While she was looking at my arms one of the nurses came in and told her that I no longer needed bloods taking. (When you have a cannula inserted they’re able to take blood from it before flushing it with saline.) One of the antibiotics I’m on needs to have its levels checked daily to make sure that they’re not building up in the bloodstream as it can cause kidney and liver issues if it does. So I assumed that they’d used the bloods they’d taken that morning for that test. But then 2 hours later another doctor came in my room telling me she was here to do a blood test to check my levels and I lost my shit. I went on a bit of a rant about the fact they’d said they didn’t need it when they put the cannula in only a couple of hours earlier, that I had been repeatedly stabbed all bloody day, that my arms and my feet hurt and that I was fed up. She stood there and took it all and said she was sorry but that she still needed to take some blood. I then felt awful, it wasn’t her fault after all, and apologised profusely. I explained I was frustrated with it all but that wasn’t her fault and that she unfortunately took the brunt of that frustration. She was kind and accepted my apology and managed to get the blood on her first attempt! 

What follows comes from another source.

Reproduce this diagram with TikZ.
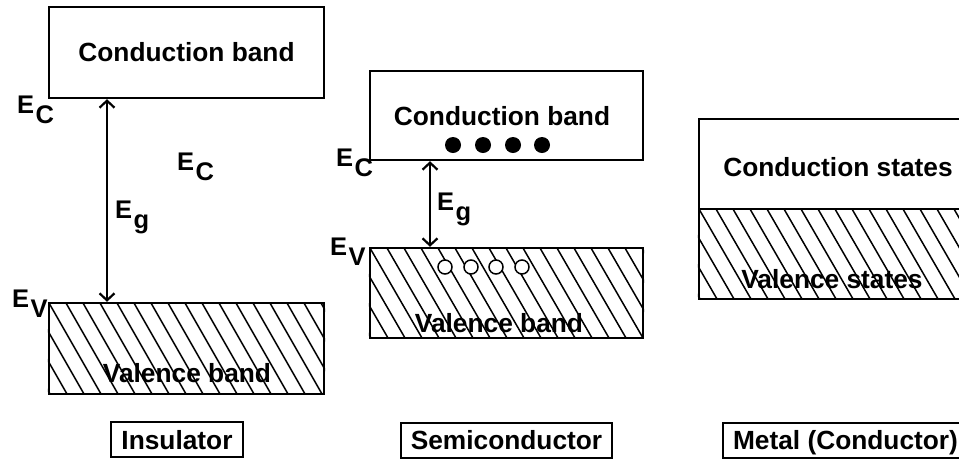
\documentclass[tikz,border=0pt]{standalone}
\usepackage{fontspec}
\setmainfont{Liberation Sans}
\usetikzlibrary{arrows.meta}

\tikzset{
  band/.style={draw, line width=2.4pt, inner sep=0pt},
  hatch/.style={line width=1.5pt},
  gaparrow/.style={{Straight Barb[length=7pt,width=15pt]}-{Straight Barb[length=7pt,width=15pt]}, line width=2.2pt},
  lbl/.style={font=\bfseries\fontsize{26.3}{30}\selectfont, inner sep=0pt},
  lvl/.style={font=\bfseries\fontsize{25.5}{27}\selectfont, inner sep=0pt, anchor=base west},
  caption/.style={draw, line width=2pt, inner xsep=10pt, inner ysep=8pt,
    text height=19pt, text depth=0pt,
    font=\bfseries\fontsize{26.3}{30}\selectfont},
}
\newcommand\elev[2]{#1\kern1.5pt\raisebox{-10.5pt}{#2}}

\begin{document}
\begin{tikzpicture}[x=1pt, y=-1pt]
    \useasboundingbox (0,0) rectangle (959,459);
    \clip (0,0) rectangle (959,459);

    % Insulator
    \node[band, minimum width=275pt, minimum height=91pt] (icb) at (186.5,52.5) {};
    \node[band, minimum width=275pt, minimum height=91pt] (ivb) at (186.5,348.5) {};
    \begin{scope}
        \clip (ivb.south west) rectangle (ivb.north east);
        \foreach \i in {-4,...,17}
            \draw[hatch] (49+\i*17,303) -- ++(52,91);
    \end{scope}
    \node[lbl] (ict) at (186.5,52.5) {Conduction band};
    \node[lbl] (ivt) at (187,373) {Valence band};
    \coordinate (iarr) at (107,0);
    \draw[gaparrow] (icb.south -| iarr) -- (ivb.north -| iarr);
    \node[lvl] (iec) at (17,113) {\elev{E}{C}};
    \node[lvl] (iec2) at (177,170) {\elev{E}{C}};
    \node[lvl] (ieg) at (115,218) {\elev{E}{g}};
    \node[lvl] (iev) at (12,307) {\elev{E}{V}};
    \node[caption] (icap) at (177,439.5) {Insulator};

    % Semiconductor
    \node[band, minimum width=273pt, minimum height=89pt] (scb) at (506.5,115.5) {};
    \node[band, minimum width=273pt, minimum height=90pt] (svb) at (506.5,293) {};
    \begin{scope}
        \clip (svb.south west) rectangle (svb.north east);
        \foreach \i in {-4,...,17}
            \draw[hatch] (370+\i*17,248) -- ++(52,90);
    \end{scope}
    \foreach \x in {453,483,513,542}
        \fill (\x,145) circle (8pt);
    \foreach \x in {445,471,496,522}
        \draw[line width=1.5pt, fill=white] (\x,267) circle (7pt);
    \node[lbl] (sct) at (502,116) {Conduction band};
    \node[lbl] (svt) at (499,323) {Valence band};
    \coordinate (sarr) at (430,0);
    \draw[gaparrow] (scb.south -| sarr) -- (svb.north -| sarr);
    \node[lvl] (sec) at (336,166) {\elev{E}{C}};
    \node[lvl] (seg) at (437,210) {\elev{E}{g}};
    \node[lvl] (sev) at (330,255) {\elev{E}{V}};
    \node[caption] (scap) at (506.5,440) {Semiconductor};

    % Metal (runs past the right edge)
    \node[band, minimum width=291pt, minimum height=90pt] (mcb) at (844.5,164) {};
    \node[band, minimum width=291pt, minimum height=90pt] (mvb) at (844.5,254) {};
    \begin{scope}
        \clip (mvb.south west) rectangle (mvb.north east);
        \foreach \i in {-4,...,18}
            \draw[hatch] (699+\i*17,209) -- ++(52,90);
    \end{scope}
    \node[lbl] (mct) at (838,167) {Conduction states};
    \node[lbl] (mvt) at (832,279) {Valence states};
    \node[caption, anchor=west] (mcap) at (722,440) {Metal (Conductor)};
\end{tikzpicture}
\end{document}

Apart from my rubbish veins my rubbish insides have been making themselves known. The best way to describe the pain is that it has felt like I’ve been eating razor blades and they’re slowly cutting me up as they pass through my bowels. Fun huh? I was on and off the loo so many times on Saturday night; it must have easily been 12+ times so I was exhausted when I finally fell asleep about 4am. I have to say that the nurses and healthcare assistants are amazing and if I’m asleep in the mornings they leave me or quietly do whatever it is they have to do in my room. Apparently I had my obs taken while I was asleep and took a syringe of ketamine while still half asleep. They do have to wake me for that one as it’s a controlled drug and has to be administered by 2 nurses. It can’t just be left on my bedside table for me to take when I wake up like my other tablets, but I have no recollection of taking it this morning! 

I finally woke up just before midday feeling really crap, physically and mentally. Obviously today was Fathers Day and although my own Dad was flying home from Spain I still would have liked to be at home to celebrate with Hubby. He is an amazing Dad who always puts me and the kids before himself so I wanted to make sure he had a nice day. To this end I’ve spent the last few days cajoling and reminding the two teenagers to get presents for him, to wrap the gifts I had gotten delivered and to go to the shops to get stuff they could cook him breakfast. Anyone with teens knows they are completely self obsessed and wrapped up in their own little world (or is that just my kids?). To be fair, Big Girl was at work all day yesterday and Big Fella had games to play on his Xbox but we got there in the end. I don’t think it was quite the day Hubby would have had if I had been home but I think it was ok. And in all the chaos of trying to sort my kids out I completely forgot to order my Dad’s present (sorry Dad if you’re reading this!) But Amazon prime next day delivery came to the rescue and it arrived just after my parents touched down on the tarmac.  

Writing all this down really helps with my mental health and was one of the reasons I started blogging in the first place. It’s almost as if when it’s on the paper (or webpage) it’s out of my head and then I can move on. I guess it’s like my way of releasing all the pent up emotions while at the same time allowing people to understand what’s going on in my life without me having to relay it individually time and time again. I’m sure that I will wake up tomorrow and feel better. Nothing will have changed. My veins will still be bad, my line will still need taking out and this illness will still be ravaging my insides but how I deal with that will be different. The only thing you can control when there is nothing you can control is your attitude to it all. And while I’ve struggled the last couple of days I know that tomorrow instead of thinking  ‘why me?’ I will remember that there’s nothing so special about me and think ‘why not me?’ instead. And if for any reason I'm still stuck in a spiral of feeling down I know there are plenty of nurses on the ward I can reach out to and say ‘hey, I’m not ok’. Because it’s ok to not be ok.